* [PROMPT] Leaving out the pictures, retype all the material exactly.

++++ STORED DATA ++++

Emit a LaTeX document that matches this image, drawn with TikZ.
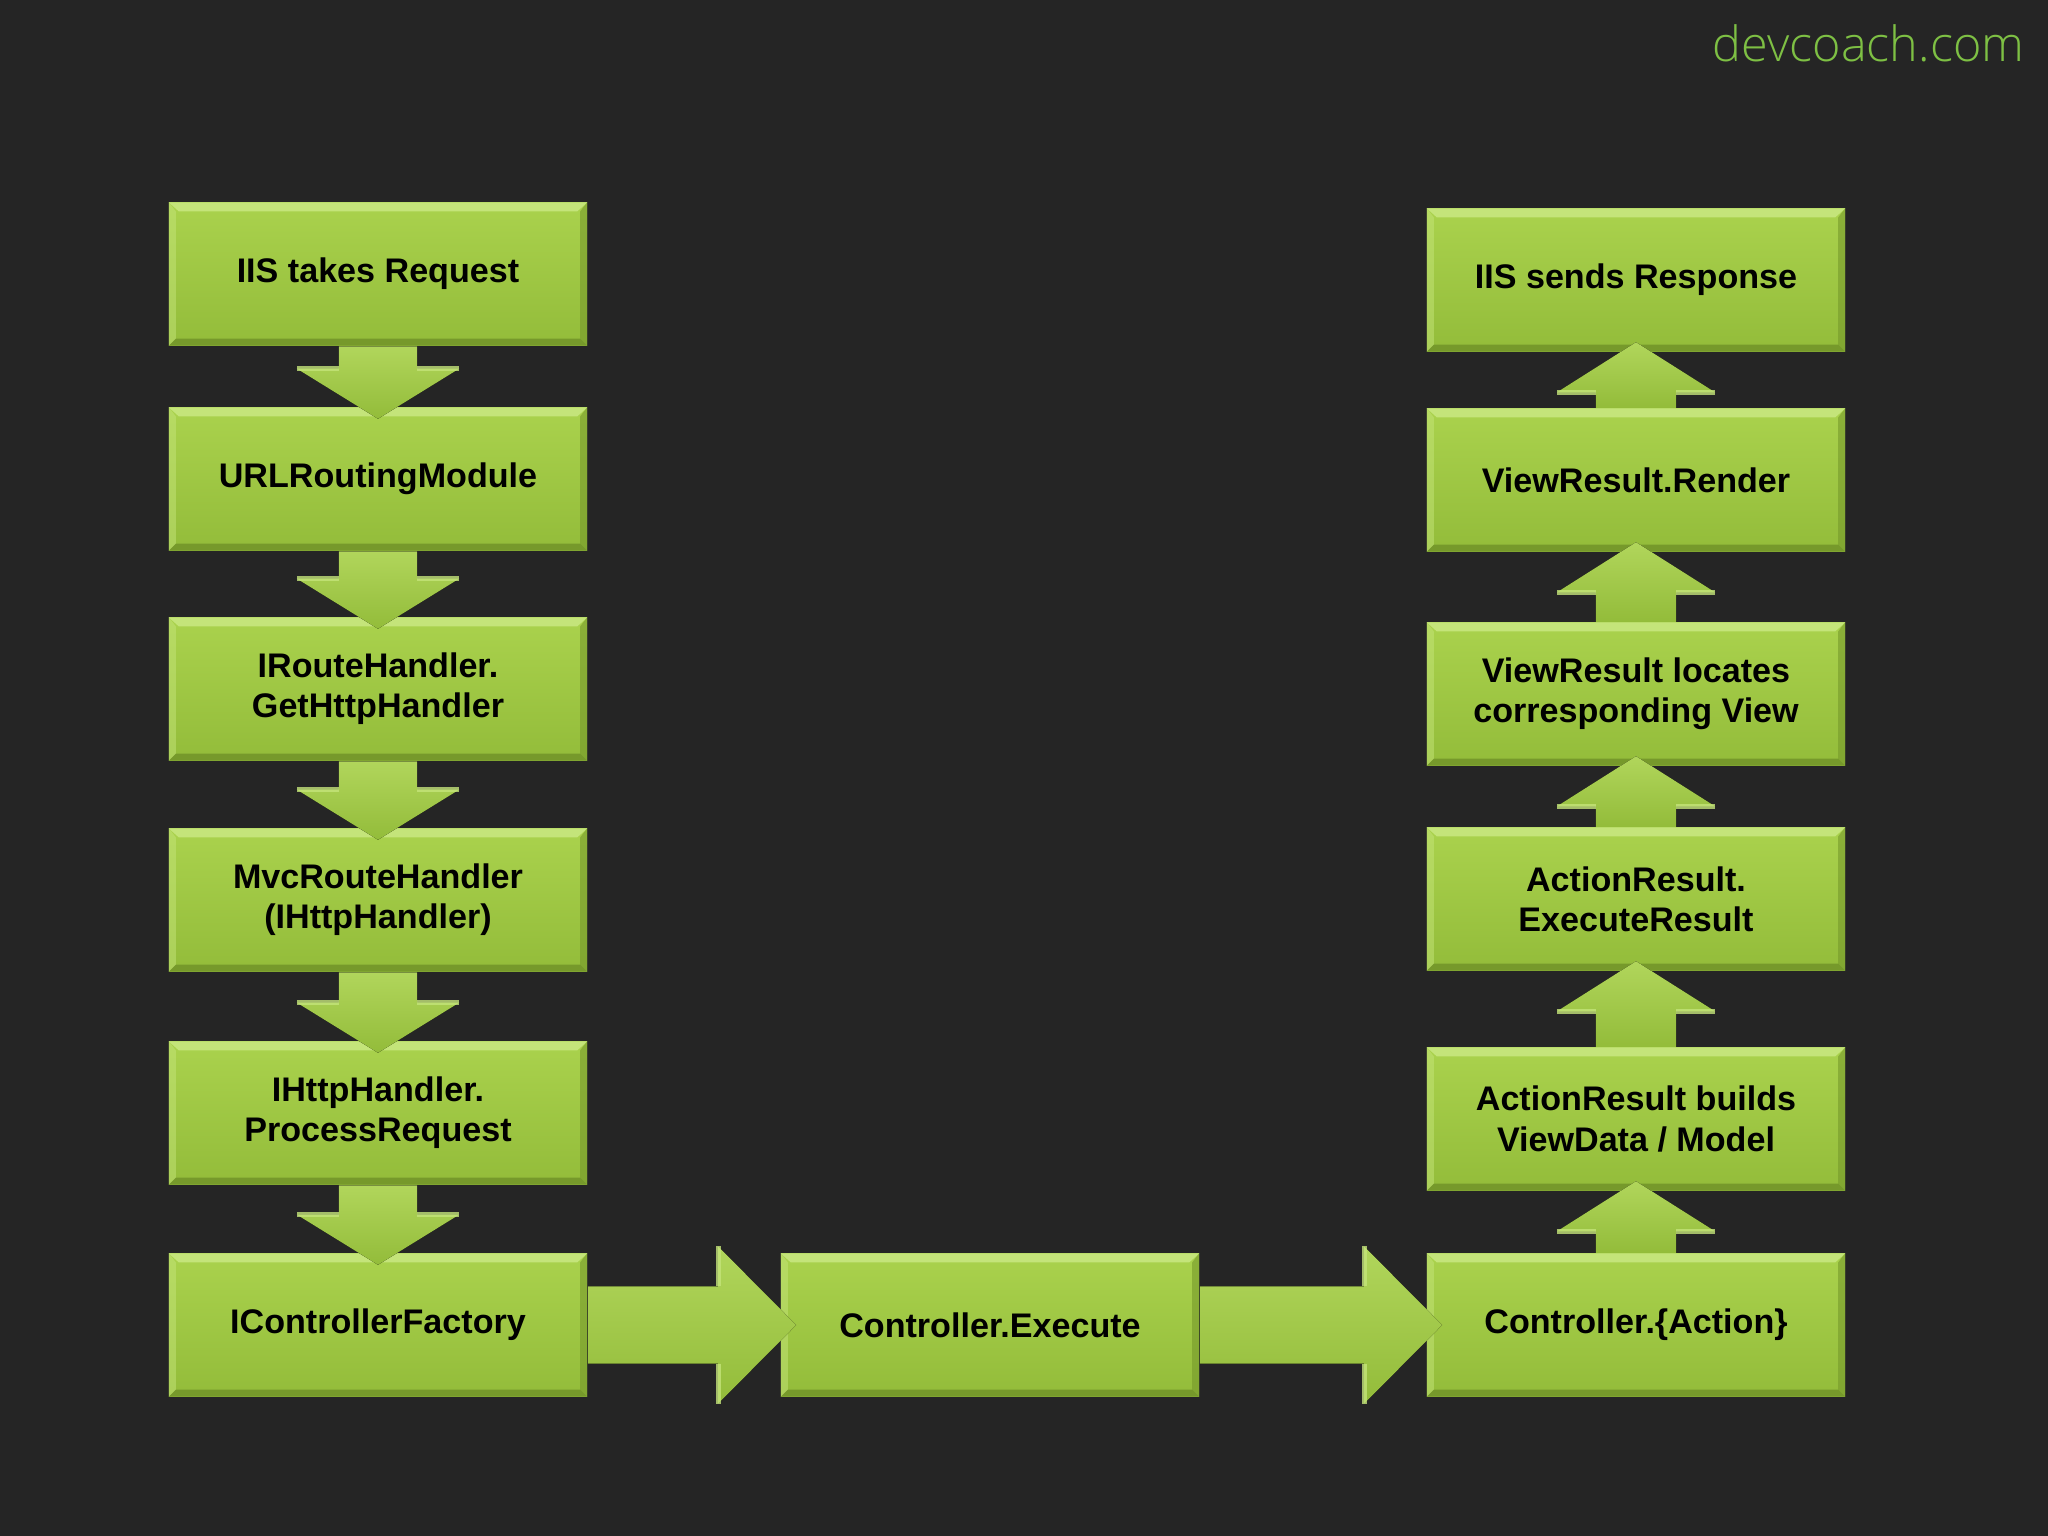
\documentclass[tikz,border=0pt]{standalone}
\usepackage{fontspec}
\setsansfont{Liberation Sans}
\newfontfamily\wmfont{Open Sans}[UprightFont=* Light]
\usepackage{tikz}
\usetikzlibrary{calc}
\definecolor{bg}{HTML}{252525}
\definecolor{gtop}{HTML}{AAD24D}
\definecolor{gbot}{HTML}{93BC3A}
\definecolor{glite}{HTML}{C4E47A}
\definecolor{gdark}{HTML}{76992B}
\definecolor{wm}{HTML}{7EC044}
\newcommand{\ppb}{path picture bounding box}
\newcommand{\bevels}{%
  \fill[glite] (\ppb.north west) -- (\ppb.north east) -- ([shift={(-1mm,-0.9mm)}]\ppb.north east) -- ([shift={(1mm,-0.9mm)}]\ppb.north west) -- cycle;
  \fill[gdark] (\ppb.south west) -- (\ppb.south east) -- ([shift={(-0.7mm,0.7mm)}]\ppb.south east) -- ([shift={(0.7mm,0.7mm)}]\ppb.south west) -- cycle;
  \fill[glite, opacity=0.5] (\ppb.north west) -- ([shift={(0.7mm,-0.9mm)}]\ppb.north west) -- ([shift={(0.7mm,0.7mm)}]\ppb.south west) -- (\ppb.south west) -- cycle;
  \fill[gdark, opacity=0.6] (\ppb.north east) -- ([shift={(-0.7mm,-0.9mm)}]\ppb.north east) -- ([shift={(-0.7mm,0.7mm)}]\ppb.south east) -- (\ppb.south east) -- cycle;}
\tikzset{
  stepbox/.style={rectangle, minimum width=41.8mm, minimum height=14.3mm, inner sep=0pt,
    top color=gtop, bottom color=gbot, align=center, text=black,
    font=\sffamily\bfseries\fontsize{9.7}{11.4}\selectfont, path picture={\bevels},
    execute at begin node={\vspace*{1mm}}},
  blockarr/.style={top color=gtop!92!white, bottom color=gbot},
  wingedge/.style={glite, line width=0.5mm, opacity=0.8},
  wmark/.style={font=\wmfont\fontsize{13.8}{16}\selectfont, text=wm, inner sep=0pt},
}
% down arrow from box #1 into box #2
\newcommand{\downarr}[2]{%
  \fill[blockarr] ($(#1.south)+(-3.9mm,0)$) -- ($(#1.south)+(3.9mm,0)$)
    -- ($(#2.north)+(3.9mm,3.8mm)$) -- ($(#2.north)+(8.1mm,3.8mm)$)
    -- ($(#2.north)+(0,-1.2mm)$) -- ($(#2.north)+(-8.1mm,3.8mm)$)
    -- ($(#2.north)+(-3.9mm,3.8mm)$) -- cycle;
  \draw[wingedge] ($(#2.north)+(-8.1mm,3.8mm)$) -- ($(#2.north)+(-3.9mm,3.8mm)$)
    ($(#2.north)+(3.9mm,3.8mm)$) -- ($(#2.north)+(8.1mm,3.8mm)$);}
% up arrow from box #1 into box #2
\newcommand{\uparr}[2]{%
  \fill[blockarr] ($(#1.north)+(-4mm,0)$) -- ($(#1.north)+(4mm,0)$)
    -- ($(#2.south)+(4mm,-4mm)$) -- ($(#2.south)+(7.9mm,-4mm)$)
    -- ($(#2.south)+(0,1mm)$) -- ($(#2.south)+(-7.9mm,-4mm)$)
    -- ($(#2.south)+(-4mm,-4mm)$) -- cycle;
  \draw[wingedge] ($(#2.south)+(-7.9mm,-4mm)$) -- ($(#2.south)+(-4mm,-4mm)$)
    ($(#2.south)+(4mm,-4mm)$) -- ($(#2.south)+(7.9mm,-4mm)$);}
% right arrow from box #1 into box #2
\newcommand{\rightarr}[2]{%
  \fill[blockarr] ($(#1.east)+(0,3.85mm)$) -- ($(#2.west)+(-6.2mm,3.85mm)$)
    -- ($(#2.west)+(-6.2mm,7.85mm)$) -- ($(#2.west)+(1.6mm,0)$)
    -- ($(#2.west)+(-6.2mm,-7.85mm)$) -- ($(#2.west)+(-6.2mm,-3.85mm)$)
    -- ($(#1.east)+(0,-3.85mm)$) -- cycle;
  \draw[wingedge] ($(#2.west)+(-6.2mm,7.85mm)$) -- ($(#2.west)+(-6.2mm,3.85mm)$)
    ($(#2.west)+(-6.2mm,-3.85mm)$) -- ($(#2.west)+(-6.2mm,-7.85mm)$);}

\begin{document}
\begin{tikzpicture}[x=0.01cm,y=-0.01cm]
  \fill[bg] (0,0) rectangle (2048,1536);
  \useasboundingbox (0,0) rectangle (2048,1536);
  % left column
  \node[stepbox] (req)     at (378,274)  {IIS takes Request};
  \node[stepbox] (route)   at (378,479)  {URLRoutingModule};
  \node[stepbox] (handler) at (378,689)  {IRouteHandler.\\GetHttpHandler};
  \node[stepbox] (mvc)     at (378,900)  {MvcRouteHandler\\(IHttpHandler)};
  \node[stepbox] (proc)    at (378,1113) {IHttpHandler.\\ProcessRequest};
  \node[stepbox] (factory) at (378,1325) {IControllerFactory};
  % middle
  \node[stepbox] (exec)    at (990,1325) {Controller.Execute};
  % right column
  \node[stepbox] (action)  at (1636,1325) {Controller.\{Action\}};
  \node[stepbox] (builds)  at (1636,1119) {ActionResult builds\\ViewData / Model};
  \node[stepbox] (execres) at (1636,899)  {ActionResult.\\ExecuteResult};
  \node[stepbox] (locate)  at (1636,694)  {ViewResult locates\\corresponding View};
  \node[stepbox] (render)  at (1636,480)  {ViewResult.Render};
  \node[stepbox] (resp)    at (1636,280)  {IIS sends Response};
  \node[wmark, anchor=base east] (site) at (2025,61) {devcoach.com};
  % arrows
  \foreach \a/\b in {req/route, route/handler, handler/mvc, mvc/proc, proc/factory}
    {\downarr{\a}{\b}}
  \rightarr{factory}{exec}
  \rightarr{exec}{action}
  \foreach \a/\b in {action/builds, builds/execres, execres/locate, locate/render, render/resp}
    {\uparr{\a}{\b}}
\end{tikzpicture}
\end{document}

++++

* [PROBLEM SOLUTION]
Emit a LaTeX document that matches this image, drawn with TikZ.
\documentclass[tikz,border=0pt]{standalone}
\usepackage{fontspec}
\setsansfont{Liberation Sans}
\newfontfamily\wmfont{Open Sans}[UprightFont=* Light]
\usepackage{tikz}
\usetikzlibrary{calc}
\definecolor{bg}{HTML}{252525}
\definecolor{gtop}{HTML}{AAD24D}
\definecolor{gbot}{HTML}{93BC3A}
\definecolor{glite}{HTML}{C4E47A}
\definecolor{gdark}{HTML}{76992B}
\definecolor{wm}{HTML}{7EC044}
\newcommand{\ppb}{path picture bounding box}
\newcommand{\bevels}{%
  \fill[glite] (\ppb.north west) -- (\ppb.north east) -- ([shift={(-1mm,-0.9mm)}]\ppb.north east) -- ([shift={(1mm,-0.9mm)}]\ppb.north west) -- cycle;
  \fill[gdark] (\ppb.south west) -- (\ppb.south east) -- ([shift={(-0.7mm,0.7mm)}]\ppb.south east) -- ([shift={(0.7mm,0.7mm)}]\ppb.south west) -- cycle;
  \fill[glite, opacity=0.5] (\ppb.north west) -- ([shift={(0.7mm,-0.9mm)}]\ppb.north west) -- ([shift={(0.7mm,0.7mm)}]\ppb.south west) -- (\ppb.south west) -- cycle;
  \fill[gdark, opacity=0.6] (\ppb.north east) -- ([shift={(-0.7mm,-0.9mm)}]\ppb.north east) -- ([shift={(-0.7mm,0.7mm)}]\ppb.south east) -- (\ppb.south east) -- cycle;}
\tikzset{
  stepbox/.style={rectangle, minimum width=41.8mm, minimum height=14.3mm, inner sep=0pt,
    top color=gtop, bottom color=gbot, align=center, text=black,
    font=\sffamily\bfseries\fontsize{9.7}{11.4}\selectfont, path picture={\bevels},
    execute at begin node={\vspace*{1mm}}},
  blockarr/.style={top color=gtop!92!white, bottom color=gbot},
  wingedge/.style={glite, line width=0.5mm, opacity=0.8},
  wmark/.style={font=\wmfont\fontsize{13.8}{16}\selectfont, text=wm, inner sep=0pt},
}
% down arrow from box #1 into box #2
\newcommand{\downarr}[2]{%
  \fill[blockarr] ($(#1.south)+(-3.9mm,0)$) -- ($(#1.south)+(3.9mm,0)$)
    -- ($(#2.north)+(3.9mm,3.8mm)$) -- ($(#2.north)+(8.1mm,3.8mm)$)
    -- ($(#2.north)+(0,-1.2mm)$) -- ($(#2.north)+(-8.1mm,3.8mm)$)
    -- ($(#2.north)+(-3.9mm,3.8mm)$) -- cycle;
  \draw[wingedge] ($(#2.north)+(-8.1mm,3.8mm)$) -- ($(#2.north)+(-3.9mm,3.8mm)$)
    ($(#2.north)+(3.9mm,3.8mm)$) -- ($(#2.north)+(8.1mm,3.8mm)$);}
% up arrow from box #1 into box #2
\newcommand{\uparr}[2]{%
  \fill[blockarr] ($(#1.north)+(-4mm,0)$) -- ($(#1.north)+(4mm,0)$)
    -- ($(#2.south)+(4mm,-4mm)$) -- ($(#2.south)+(7.9mm,-4mm)$)
    -- ($(#2.south)+(0,1mm)$) -- ($(#2.south)+(-7.9mm,-4mm)$)
    -- ($(#2.south)+(-4mm,-4mm)$) -- cycle;
  \draw[wingedge] ($(#2.south)+(-7.9mm,-4mm)$) -- ($(#2.south)+(-4mm,-4mm)$)
    ($(#2.south)+(4mm,-4mm)$) -- ($(#2.south)+(7.9mm,-4mm)$);}
% right arrow from box #1 into box #2
\newcommand{\rightarr}[2]{%
  \fill[blockarr] ($(#1.east)+(0,3.85mm)$) -- ($(#2.west)+(-6.2mm,3.85mm)$)
    -- ($(#2.west)+(-6.2mm,7.85mm)$) -- ($(#2.west)+(1.6mm,0)$)
    -- ($(#2.west)+(-6.2mm,-7.85mm)$) -- ($(#2.west)+(-6.2mm,-3.85mm)$)
    -- ($(#1.east)+(0,-3.85mm)$) -- cycle;
  \draw[wingedge] ($(#2.west)+(-6.2mm,7.85mm)$) -- ($(#2.west)+(-6.2mm,3.85mm)$)
    ($(#2.west)+(-6.2mm,-3.85mm)$) -- ($(#2.west)+(-6.2mm,-7.85mm)$);}

\begin{document}
\begin{tikzpicture}[x=0.01cm,y=-0.01cm]
  \fill[bg] (0,0) rectangle (2048,1536);
  \useasboundingbox (0,0) rectangle (2048,1536);
  % left column
  \node[stepbox] (req)     at (378,274)  {IIS takes Request};
  \node[stepbox] (route)   at (378,479)  {URLRoutingModule};
  \node[stepbox] (handler) at (378,689)  {IRouteHandler.\\GetHttpHandler};
  \node[stepbox] (mvc)     at (378,900)  {MvcRouteHandler\\(IHttpHandler)};
  \node[stepbox] (proc)    at (378,1113) {IHttpHandler.\\ProcessRequest};
  \node[stepbox] (factory) at (378,1325) {IControllerFactory};
  % middle
  \node[stepbox] (exec)    at (990,1325) {Controller.Execute};
  % right column
  \node[stepbox] (action)  at (1636,1325) {Controller.\{Action\}};
  \node[stepbox] (builds)  at (1636,1119) {ActionResult builds\\ViewData / Model};
  \node[stepbox] (execres) at (1636,899)  {ActionResult.\\ExecuteResult};
  \node[stepbox] (locate)  at (1636,694)  {ViewResult locates\\corresponding View};
  \node[stepbox] (render)  at (1636,480)  {ViewResult.Render};
  \node[stepbox] (resp)    at (1636,280)  {IIS sends Response};
  \node[wmark, anchor=base east] (site) at (2025,61) {devcoach.com};
  % arrows
  \foreach \a/\b in {req/route, route/handler, handler/mvc, mvc/proc, proc/factory}
    {\downarr{\a}{\b}}
  \rightarr{factory}{exec}
  \rightarr{exec}{action}
  \foreach \a/\b in {action/builds, builds/execres, execres/locate, locate/render, render/resp}
    {\uparr{\a}{\b}}
\end{tikzpicture}
\end{document}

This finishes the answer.